European Court of Justice Holds Google Responsible for the Processing of Personal Data from Third-Party Websites

by K&L Gates LLP

On May 13, 2014, the European Court of Justice (ECJ) delivered a judgment in Google vs. AEPD (C-131/12, hereinafter “Google Decision”) based on the EU Data Protection Directive (Directive 95/46/EC, the “Directive”). In the Google Decision, the ECJ holds a search engine operator responsible for the processing of personal data that appears on websites published by third parties. This case involves a Spanish citizen who requested the removal of public information from 1998 about an auction proceeding related to the collection of a debt.

Main findings of the Google Decision
The main findings of the judgment are as follows:

  • In exploring the Internet automatically, constantly, and systematically, the operator of a search engine “collects” information. If the information contains personal data, the search engine operator is then considered to “process” such personal data, as defined in the Directive, by subsequently retrieving, recording and organizing the data, storing the data on its servers and, as the case may be, disclosing and making available the data to its users by providing search results. This analysis applies whether the search engine operator also carries out the same operations for other types of information or whether the operations exclusively concern material that has already been published in unaltered form in the media.
  • According to the ECJ, the search engine operator is regarded as the “controller” for purposes of processing personal data because the operator determines the purposes and means of the processing. The processing of personal data carried out by the operator is distinguished from and is additional to that carried out by publishers of websites, who upload such data to an Internet page.
  • The ECJ says that the Directive applies to Google Inc. and Google Spain, even though their data processing servers are not located in the European Union (EU). According to the ECJ, the Directive covers the activity when the operator of a search engine establishes a branch or subsidiary in an EU member state, which is intended to promote and sell advertising space, and which directs its activity toward the inhabitants of that EU member state. In such a case, the processing of personal data is governed by the Directive.
  • According to the Google Decision, the operator of a search engine is, under certain circumstances, obliged to remove links to third-party websites that appear as results from a search using a person’s name. This even applies in cases where the links are to publications that present lawful and accurate information.
  • Whether the search engine operator is obliged to remove links from the list of results is subject to a balance between the legitimate interests of Internet users seeking access to valuable information and the data subject’s fundamental privacy and personal data rights. The ECJ holds that the data subject’s right to privacy and to protection of personal data not only overrides the economic interest of the search engine operator but also, as a general rule, the interests of information-seeking Internet users.
  • The court notes, though, that in specific cases, the balance may depend on the nature of the information in question, sensitivity for the data subject’s private life, and the interest of the public in having that information. The public interest may vary, in particular, according to the role played by the data subject in public life.
  • A person seeking removal of data may submit a request directly to the operator of the search engine. If the request is not granted, the person may bring the matter before a supervisory or judicial authority.

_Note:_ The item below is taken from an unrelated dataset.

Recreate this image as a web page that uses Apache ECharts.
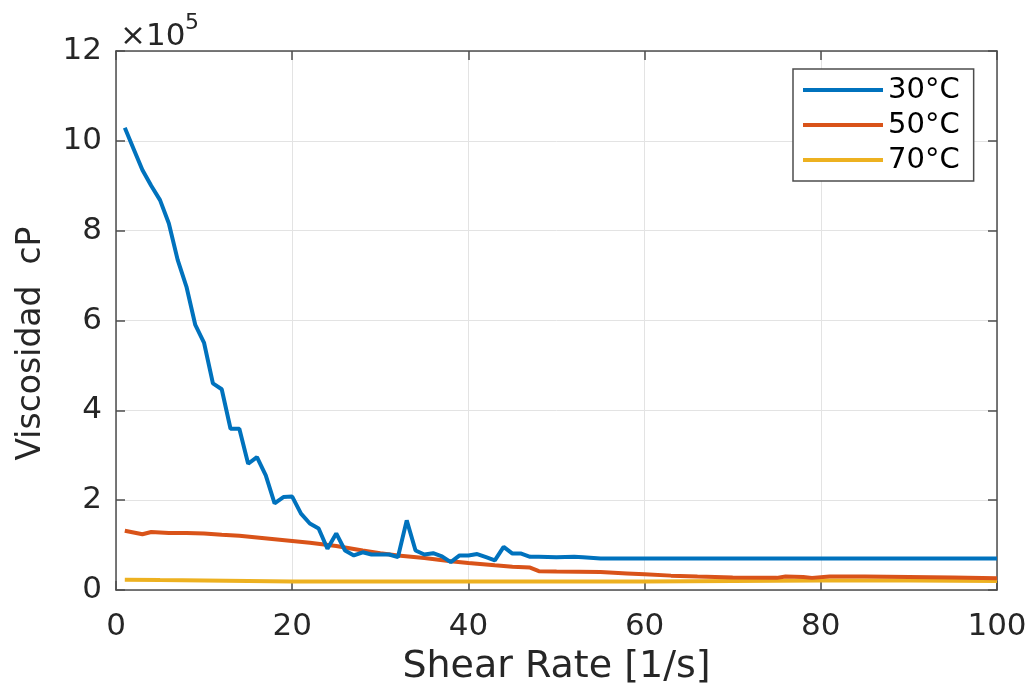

Few ECJ cases have created more controversy. This is especially true because the principle of a “right to be forgotten,” which is supported by the ECJ here, may apply to companies around the world, as long as such companies engage in business activities in Europe. Reactions to the opinion have been extraordinarily polarized.

In the United States, where the First Amendment makes the restriction of search results unlikely, the Google Decision has met mainly with criticism and great reservation by commentators.

In the EU, reviews appear to be more favorable. In the media, the comments range from drawing a parallel with “China’s domestic censorship of search results” (The Guardian, United States) to the “taming of the Internet giants” by a law that finally ceases to surrender to global digital powers (Süddeutsche Zeitung, Germany).

Whatever the public reaction, search engine operators, and those who might be considered similarly situated, now will have to decide how they will assess and respond to removal requests and how their cost structures may have to accommodate a new function. News reports suggest that, post-Google Decision, search engine operators already have received such requests from individuals in Europe. With the Google Decision, the ECJ emphasizes the importance of the fundamental right of privacy (including the right to be forgotten) with respect to the processing of personal data. Based on the same fundamental right, the ECJ ruled on April 8, 2014, that the Directive 2006/24/EC on data retention is void. The consequence of the latest decision is that search engines may have to remove information from their results on request if such information is violating the privacy rights of third parties, even if such information is accurate.

As usual, the decision of the ECJ is formulated in a very general manner. Therefore, although the specific case concerns a search engine, a court of law could apply the same principles to social media platforms, like Facebook or Twitter. Such platforms typically contain personal information as well as search functions, so that the principles of the Google Decision could apply. In contrast, it seems unlikely that a court would apply the decision to search engines that do not process personal data.

This decision has substantial consequences for many technology companies, whose practices may now be subject to removal requests. There likely will be some attempt in the EU by technology companies to reduce legislatively some privacy restrictions, but the after effects of this decision will play out globally for a long time to come.


DISCLAIMER: Because of the generality of this update, the information provided herein may not be applicable in all situations and should not be acted upon without specific legal advice based on particular situations.